Hedge fund managers tell David Walker pension funds could face stronger competition when investing in their products
Richard Watkins, founder of independent capital raiser Liability Solutions, said managers are broadening shareholder registers partly to “protect themselves against a replay of the fourth quarter of 2008 and first quarter 2009, which was cataclysmic.”
Practitioners say there is no ideal combination of investors, though DWS Investments’ Udo Rosendahl said a tilt towards those with longer investment horizons helps. Overall, investors say having a mixture of a wide range of investors will aid fund stability.
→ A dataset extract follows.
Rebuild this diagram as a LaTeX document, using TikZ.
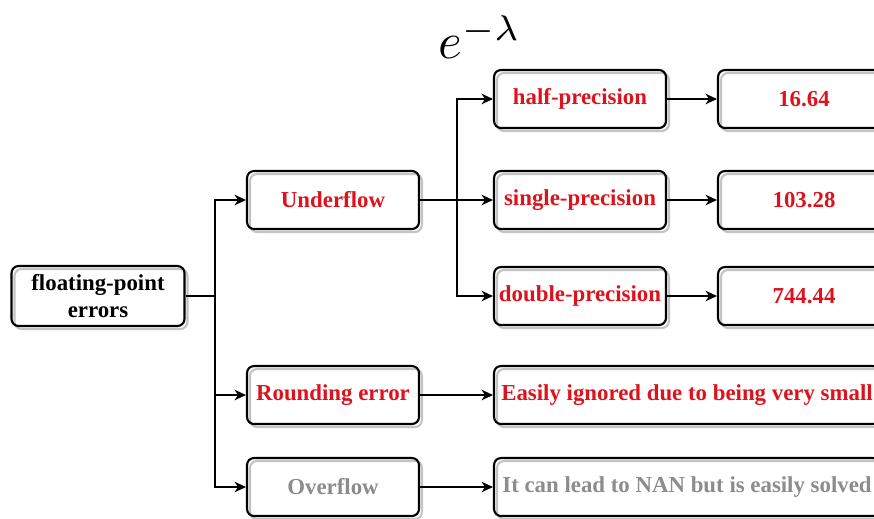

Whereas managers once just raised assets, “now there is more emphasis on the stability of assets raised, how concentrated they are and what types of investors we have,” said head of business development at RWC Partners, Daniel Mannix.
‘Guided’ money
Meanwhile, some hedge fund managers want to avoid a concentration of assets advised on by the same consultant. Managers do not want to take too much ‘guided’ money, where one central figure can determine actions of many investors simultaneously, or act on their behalf.
Liability Solutions’ Watkins said: “Pension funds are often guided by consultants, which some hedge funds love because the consultant ‘does all the work for them’. But it can be a matter of ‘easy in, easy out’. Overall, it is absolutely unpredictable who will come in and go out, and at what phases.”
Don Steinbrugge, managing partner of consulting and third party marketing firm Agecroft Partners, said: “The risk you have with pension fund investors is that a large percent investing directly do not make independent decisions, but rely on their consultant to tell them which funds to hire, or fire.
“When looking at the investor concentration risk of a hedge fund, it is important to understand what percent of its investor base is associated with an individual consultant. If they change a rating on a manager, you could see all of their clients redeem simultaneously. Over time, this will change as pension funds increase their knowledge of the hedge fund industry.”
Credit Suisse’s Senior said he believes it is unrealistic for a manager to say ‘I just want pension funds, in order to have the most stable capital base’. On average pensions do have a slightly longer holding period, but there is a broad distribution of holding periods among them.
“To oversimplify greatly, a ‘good’ fund of hedge funds is likely to be a stickier investor than a ‘poor’ pension investor, for example. A less sophisticated pension – or maybe one having invested in hedge funds with only partial board support – may actually be relatively less sticky, and if they see a series of bad headlines about hedge funds they may feel pressure to redeem.”